As children enter the Casa dei Bambini, or Children’s House, designed for ages three to six, their world expands within a carefully structured framework. This stage introduces a broader curriculum that includes practical life skills, sensory-based learning, and the beginnings of literacy and numeracy. The materials and activities are ingeniously designed to captivate the children’s interest and cater to their burgeoning need to explore and understand the world around them.


In a Montessori classroom for toddlers, you’ll find shelves at child height, filled with materials that invite exploration. Each piece serves a purpose, whether it’s threading beads to enhance fine motor skills or sorting shapes to develop cognitive abilities. One of the most distinctive features of this environment is the emphasis on allowing children to choose their activities. This choice fosters independence and decision-making skills. The role of the teacher is to guide and facilitate, not to direct. This helps instill a sense of responsibility in the children as they learn to manage their time and respect their learning space and the community within it.

Montessori for Elementary Ages (6-12 Years)

The elementary years in Montessori education, covering ages six to twelve, mark a significant transition. The curriculum broadens deeply and diversely, encompassing subjects from geography and science to advanced mathematics and the arts. This is the stage where the educational approach begins to emphasize not just learning about the world, but understanding and interacting with it.

Montessori materials during these years are more complex and abstract, designed to stimulate thought and analysis. For example, the “Great Lessons”—a series of five dramatic, inspiring stories—provide a big-picture view of the world and life itself, covering topics from the formation of the universe to the advent of human civilizations. These stories frame a wide-ranging curriculum that encourages children to explore interconnected concepts and develop their research and project management skills.

Group work becomes more prevalent in these years, reflecting the social development of the children. Students collaborate on projects, learning to negotiate, share ideas, and support each other’s learning. This collaborative environment also mirrors real-life scenarios, preparing students for future academic and professional settings.

This expansion of both freedom and responsibility in the classroom helps students develop critical thinking and problem-solving skills that are essential for lifelong success. The Montessori method’s unique approach to learning during these formative years fosters not only academic skills but also emotional and ethical development, creating well-rounded individuals.

Montessori for Adolescents (12-18 Years)

The adolescent stage in Montessori education, often referred to as the Erdkinder, or earth children, program, introduces teenagers to a more practical and holistic form of education. This program is designed to bridge the gap between the classroom and the real world, focusing on real-life applications and responsibilities. It aims to prepare adolescents for the complexities of adult life through a curriculum that is both rigorous and relevant.

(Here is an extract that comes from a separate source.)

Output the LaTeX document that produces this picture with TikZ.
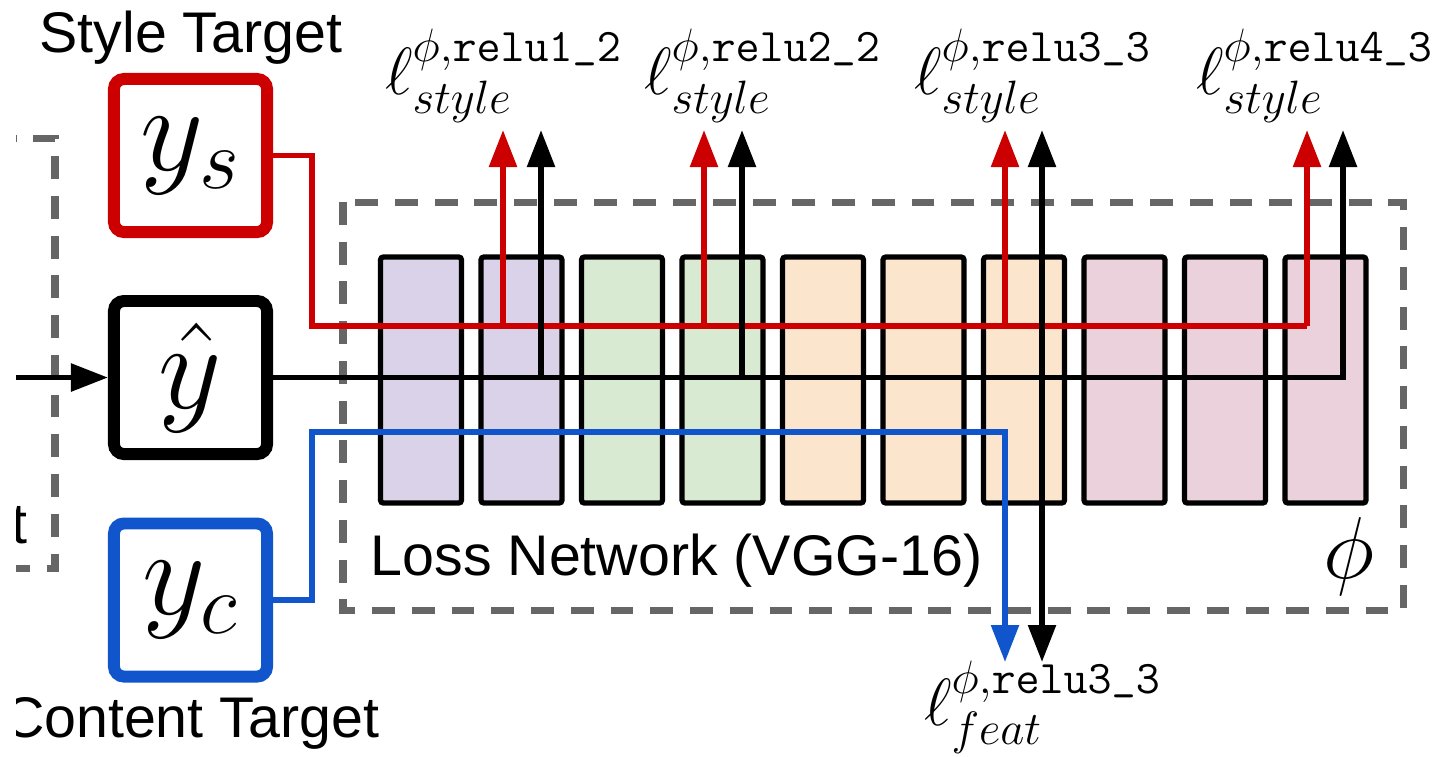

In Erdkinder, students might engage in projects that include running a small business, managing a farm, or conducting scientific research, allowing them to apply academic concepts to practical tasks. These activities are not just about gaining knowledge but are structured to develop life skills such as financial literacy, leadership, and teamwork. The setting is often more akin to a community than a traditional classroom, where students are encouraged to take on roles that contribute to their environment and well-being, fostering a sense of responsibility and community service.


This period is crucial for personal development, and Montessori addresses this by supporting the students’ emotional and social growth. The curriculum is tailored to help adolescents understand their own identities and place in the world. Teachers serve as mentors and guides rather than direct instructors, facilitating discussions and projects that help students explore their interests deeply and thoughtfully.


Montessori education offers a distinctive and effective approach across different developmental stages, nurturing independence, curiosity, and a strong sense of personal and social responsibility. From the sensorial explorations of infants and toddlers to the complex intellectual challenges faced by adolescents, Montessori prepares learners not just for school but for life.

Each stage is carefully designed to meet the evolving needs of students as they grow, ensuring that they are not only learning necessary academic skills but are also developing as whole individuals. This holistic approach is perhaps what makes Montessori a compelling choice for many families seeking an educational path that respects and enhances their child’s natural development.

Whether you are a parent looking into educational options for your child or an educator considering incorporating Montessori methods into your teaching practice, visiting a Montessori school and seeing these principles in action can provide valuable insights and inspire ways to nurture a love of learning in all children.